Sahabat yang terkenal dalam bidang hafalan Qur’an (hafidz) ada 7 orang, yaitu: Abdullah bin Mas’ud, Salim bin Mua’qqil, Muadz bin Jabal, Ubay Bin Ka’ab, Zaid bin Tsabit, Abu Zaid bin Sukun, dan Abu Darda’. Hal ini disebutkan dalam tiga dari dua hadits yang diriwayatkan oleh Bukhari di bawah ini:
1. Dari Abdullah bin ‘Amr bin ‘As berkata: “ Aku mendengar Rasulullah berkata: ‘Ambillah Al–qur’an itu dari empat orang: Abdullah Bin Mas’ud, Salim, Mu’adz dan Ubay bin Ka’ab.”’
2. Dari Anas berkata: ”Rasulullah wafat sedang qur’an belum dihafal kecuali oleh empat orang: Abu Darda, Mu’adz bin Jabal, Zaid bin Tsabin dan Abu Zaid.”
2. Pengumpulan dalam arti Kitabatuhu kullihi (penulisan Al–qur’an keseluruhan)
Pengumpulan Al-qur’an terdiri tiga periode, yaitu Masa Rasulullah SAW, Masa Khalifah Abu Bakar dan Masa Khalifah Utsman Bin Affan.
Pengumpulan pada Masa Rasulullah SAW
Rasulullah telah mengangkat para sahabat sebagai penulis wahyu. Diantara mereka adalah ‘Ali, Muawiyah, Ubay Bin Ka’ab dan Zaid Bin Tsabit. Bila turun ayat, Rasulullah memerintahkan mereka untuk menuliskannya dan menunjukkan tempat ayat tersebut dalam suatu surat. Hal itu sesuai dengan anjuran Jibril ‘alaihissalam. Para sahabat menuliskannya pada pelepah kurma, lempengan batu, daun lontar, kulit atau daun, pelana atau potongan tulang binatang. Karena keterbatasan media, sehingga pada masa itu Al–qur’an belum rapi dan belum berbentuk mushaf.

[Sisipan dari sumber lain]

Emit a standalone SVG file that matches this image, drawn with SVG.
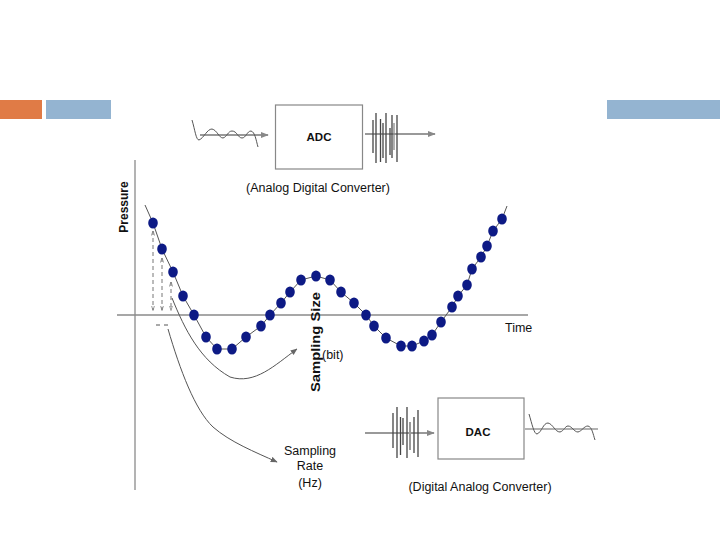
<svg xmlns="http://www.w3.org/2000/svg" width="720" height="540" viewBox="0 0 720 540">
<style>
text{font-family:"Liberation Sans",Arial,sans-serif;fill:#111}
.b{font-weight:bold}
.ax{stroke:#8a8a8a;stroke-width:1.3;fill:none}
.ln{stroke:#555;stroke-width:1;fill:none}
.box{fill:#fff;stroke:#888;stroke-width:1.2}
.dot{fill:#0d1a85}
.burst{stroke:#444;stroke-width:1.3}
.gar{stroke:#999;stroke-width:2;fill:none}
.dash{stroke:#777;stroke-width:1;stroke-dasharray:4 3;fill:none}
</style>
<defs>
<marker id="ah" viewBox="0 0 10 10" refX="9" refY="5" markerWidth="7" markerHeight="7" orient="auto"><path d="M0,1 L10,5 L0,9 z" fill="#666"/></marker>
<marker id="ga" viewBox="0 0 10 10" refX="9" refY="5" markerWidth="4" markerHeight="4" orient="auto"><path d="M0,1 L10,5 L0,9 z" fill="#888"/></marker>
<marker id="sa" viewBox="0 0 10 10" refX="9" refY="5" markerWidth="5" markerHeight="5" orient="auto-start-reverse"><path d="M0,2 L10,5 L0,8" fill="none" stroke="#777" stroke-width="1.5"/></marker>
</defs>
<rect width="720" height="540" fill="#fff"/>
<g id="header">
<rect x="0" y="100" width="42" height="19" fill="#e07b46"/>
<rect x="46" y="100" width="65" height="19" fill="#94b4d1"/>
<rect x="607" y="100" width="113" height="19" fill="#94b4d1"/>
</g>
<g id="axes">
<line class="ax" x1="135" y1="160" x2="135" y2="490"/>
<line class="ax" x1="117" y1="315" x2="528" y2="315"/>
<text class="b" font-size="12" transform="translate(128,207) rotate(-90)" text-anchor="middle">Pressure</text>
<text font-size="12.5" x="505" y="332">Time</text>
</g>
<g id="signal">
<polyline class="ln" points="145,205 153,223 162,249 173,272 183,296 194,315 206,337 217,349 232,349 246,337 261,326 270,315 281,303 290,292 301,280 316,276 330,280 341,292 354,303 366,315 374,326 386,338 401,346 412,346 424,341 432,335 441,322 452,307 458,296 467,285 472,269 481,257 487,246 493,231 502,219 507,206"/>
<g class="dot">
<ellipse cx="153" cy="223" rx="4.8" ry="5.5"/><ellipse cx="162" cy="249" rx="4.8" ry="5.5"/><ellipse cx="173" cy="272" rx="4.8" ry="5.5"/><ellipse cx="183" cy="296" rx="4.8" ry="5.5"/><ellipse cx="194" cy="315" rx="4.8" ry="5.5"/><ellipse cx="206" cy="337" rx="4.8" ry="5.5"/><ellipse cx="217" cy="349" rx="4.8" ry="5.5"/><ellipse cx="232" cy="349" rx="4.8" ry="5.5"/><ellipse cx="246" cy="337" rx="4.8" ry="5.5"/><ellipse cx="261" cy="326" rx="4.8" ry="5.5"/><ellipse cx="270" cy="315" rx="4.8" ry="5.5"/><ellipse cx="281" cy="303" rx="4.8" ry="5.5"/><ellipse cx="290" cy="292" rx="4.8" ry="5.5"/><ellipse cx="301" cy="280" rx="4.8" ry="5.5"/><ellipse cx="316" cy="276" rx="4.8" ry="5.5"/><ellipse cx="330" cy="280" rx="4.8" ry="5.5"/><ellipse cx="341" cy="292" rx="4.8" ry="5.5"/><ellipse cx="354" cy="303" rx="4.8" ry="5.5"/><ellipse cx="366" cy="315" rx="4.8" ry="5.5"/><ellipse cx="374" cy="326" rx="4.8" ry="5.5"/><ellipse cx="386" cy="338" rx="4.8" ry="5.5"/><ellipse cx="401" cy="346" rx="4.8" ry="5.5"/><ellipse cx="412" cy="346" rx="4.8" ry="5.5"/><ellipse cx="424" cy="341" rx="4.8" ry="5.5"/><ellipse cx="432" cy="335" rx="4.8" ry="5.5"/><ellipse cx="441" cy="322" rx="4.8" ry="5.5"/><ellipse cx="452" cy="307" rx="4.8" ry="5.5"/><ellipse cx="458" cy="296" rx="4.8" ry="5.5"/><ellipse cx="467" cy="285" rx="4.8" ry="5.5"/><ellipse cx="472" cy="269" rx="4.8" ry="5.5"/><ellipse cx="481" cy="257" rx="4.8" ry="5.5"/><ellipse cx="487" cy="246" rx="4.8" ry="5.5"/><ellipse cx="493" cy="231" rx="4.8" ry="5.5"/><ellipse cx="502" cy="219" rx="4.8" ry="5.5"/>
</g>
</g>
<g id="connectors">
<line class="dash" x1="153" y1="231" x2="153" y2="310" marker-start="url(#sa)" marker-end="url(#sa)"/>
<line class="dash" x1="162" y1="258" x2="162" y2="310" marker-start="url(#sa)" marker-end="url(#sa)"/>
<line class="dash" x1="171" y1="282" x2="171" y2="310" marker-start="url(#sa)" marker-end="url(#sa)"/>
<line x1="156" y1="325" x2="160" y2="325" stroke="#555"/>
<line x1="164" y1="325" x2="168" y2="325" stroke="#555"/>
<path class="ln" d="M172,298 C185,330 200,360 230,377 C255,385 275,365 297,349" marker-end="url(#ah)"/>
<path class="ln" d="M168,329 C180,370 195,410 213,427 C230,442 255,452 277,462" marker-end="url(#ah)"/>
<line class="gar" x1="200" y1="135" x2="268" y2="135" marker-end="url(#ga)"/>
<line class="gar" x1="365" y1="134" x2="435" y2="134" marker-end="url(#ga)"/>
<line class="gar" x1="365" y1="433" x2="434" y2="433" marker-end="url(#ga)"/>
</g>
<g id="adc">
<rect class="box" x="275.5" y="105" width="87" height="64"/>
<text class="b" font-size="11.5" x="319" y="141" text-anchor="middle">ADC</text>
<text font-size="12.5" x="318" y="192" text-anchor="middle">(Analog Digital Converter)</text>
<path class="ln" stroke-width="1.3" d="M192,120 C195,130 196,140 199,140 C204,138 207,129 212,129 C217,130 219,138 223,138 C227,137 228,131 232,131 C237,131 238,138 242,138 C246,138 247,131 251,131 C255,132 256,140 258,147"/>
<g class="burst">
<line x1="373" y1="120" x2="373" y2="153"/><line x1="376" y1="113" x2="376" y2="163"/><line x1="380.5" y1="119" x2="380.5" y2="162"/><line x1="383" y1="123" x2="383" y2="158"/><line x1="386" y1="113" x2="386" y2="163"/><line x1="390" y1="128" x2="390" y2="155"/><line x1="392" y1="115" x2="392" y2="158"/><line x1="394" y1="123" x2="394" y2="150" stroke="#888"/><line x1="397" y1="115" x2="397" y2="162"/>
</g>
</g>
<g id="dac">
<rect class="box" x="438" y="398" width="86" height="61"/>
<text class="b" font-size="11.5" x="478" y="436" text-anchor="middle">DAC</text>
<text font-size="12.5" x="480" y="491" text-anchor="middle">(Digital Analog Converter)</text>
<path class="ln" stroke-width="1.3" d="M529,414 C532,424 534,434 537,434 C542,432 543,423 548,423 C553,424 555,432 560,432 C564,431 565,426 568,426 C572,426 574,432 578,432 C582,431 584,426 588,426 C592,427 593,434 595,440"/>
<line x1="525" y1="429" x2="598" y2="429" stroke="#666" stroke-width="1.1"/>
<g class="burst">
<line x1="393" y1="413" x2="393" y2="448"/><line x1="397" y1="407" x2="397" y2="458"/><line x1="400.5" y1="417" x2="400.5" y2="455"/><line x1="403" y1="418" x2="403" y2="445"/><line x1="407" y1="407" x2="407" y2="458"/><line x1="410" y1="422" x2="410" y2="450" stroke="#999" stroke-width="2"/><line x1="414" y1="417" x2="414" y2="453"/><line x1="418" y1="410" x2="418" y2="457"/>
</g>
</g>
<g id="labels">
<text class="b" font-size="12" transform="translate(320,342) rotate(-90)" text-anchor="middle" textLength="100" lengthAdjust="spacingAndGlyphs">Sampling Size</text>
<text font-size="12.5" x="322" y="359">(bit)</text>
<text font-size="12.5" x="310" y="455" text-anchor="middle">Sampling</text>
<text font-size="12.5" x="310" y="470" text-anchor="middle">Rate</text>
<text font-size="12.5" x="310" y="487" text-anchor="middle">(Hz)</text>
</g>
</svg>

Pengumpulan pada Masa Khalifah Abu Bakar
Penulisan Al–qur’an pada masa Abu Bakar adalah dalam rangka menjaga keutuhan Al–qur’an agar tidak hilang, seiring dengan banyaknya para penghafal Al–qur’an yang syahid di medan perang.

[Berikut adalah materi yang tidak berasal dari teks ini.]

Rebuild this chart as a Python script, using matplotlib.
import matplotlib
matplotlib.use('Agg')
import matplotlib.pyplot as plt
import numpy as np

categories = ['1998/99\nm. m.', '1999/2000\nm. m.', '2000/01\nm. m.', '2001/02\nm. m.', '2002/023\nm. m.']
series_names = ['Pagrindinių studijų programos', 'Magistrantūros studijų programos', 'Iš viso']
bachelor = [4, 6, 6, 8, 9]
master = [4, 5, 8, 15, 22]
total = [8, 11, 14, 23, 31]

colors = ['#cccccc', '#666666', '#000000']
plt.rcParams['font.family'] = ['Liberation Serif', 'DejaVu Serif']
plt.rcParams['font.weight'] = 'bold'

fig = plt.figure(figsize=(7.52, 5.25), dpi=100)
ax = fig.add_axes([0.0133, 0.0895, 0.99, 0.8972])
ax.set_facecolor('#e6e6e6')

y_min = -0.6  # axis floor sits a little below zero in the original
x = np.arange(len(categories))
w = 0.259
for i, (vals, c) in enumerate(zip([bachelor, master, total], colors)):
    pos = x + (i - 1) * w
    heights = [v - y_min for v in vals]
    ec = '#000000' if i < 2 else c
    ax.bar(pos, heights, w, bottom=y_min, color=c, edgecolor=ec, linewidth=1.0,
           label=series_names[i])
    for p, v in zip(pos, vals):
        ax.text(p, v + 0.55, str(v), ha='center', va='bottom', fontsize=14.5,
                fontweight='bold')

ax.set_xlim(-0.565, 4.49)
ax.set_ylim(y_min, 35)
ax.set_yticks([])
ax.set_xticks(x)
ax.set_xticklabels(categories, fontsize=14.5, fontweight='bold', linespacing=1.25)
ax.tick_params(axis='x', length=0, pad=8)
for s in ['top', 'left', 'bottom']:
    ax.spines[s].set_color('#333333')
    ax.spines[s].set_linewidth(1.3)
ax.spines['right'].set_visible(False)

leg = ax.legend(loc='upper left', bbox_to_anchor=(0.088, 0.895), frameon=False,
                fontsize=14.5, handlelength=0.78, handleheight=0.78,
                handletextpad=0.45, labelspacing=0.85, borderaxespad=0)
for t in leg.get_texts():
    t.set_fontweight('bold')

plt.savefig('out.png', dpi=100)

Abu Bakar menjadi khalifah pertama sepeninggal Rasulullah SAW. Ia dihadapkan pada peristiwa–peristiwa berkenaan dengan kemurtadan sebagian orang Arab. Karena itu ia segera menyiapkan pasukan dan mengirimkannya untuk memerangi orang yang murtad itu. Perang Yamamah terjadi pada tahun ke 12 hijriah melibatkan sejumlah besar penghafal Al–qur’an. Dalam peperangan ini sejumlah 70 penghafal Al–qur’an gugur.
Dengan kejadian tesebut, Umar bin Kahattab merasa khawatir jika peperangan di tempat lain akan membunuh banyak penghafal Al–qur’an. Ia lalu menghadap kepada Abu Bakar untuk mengajukan usul agar mengumpulkan dan membukukan Al–qur’an, karena dikhawatirkan akan musnah.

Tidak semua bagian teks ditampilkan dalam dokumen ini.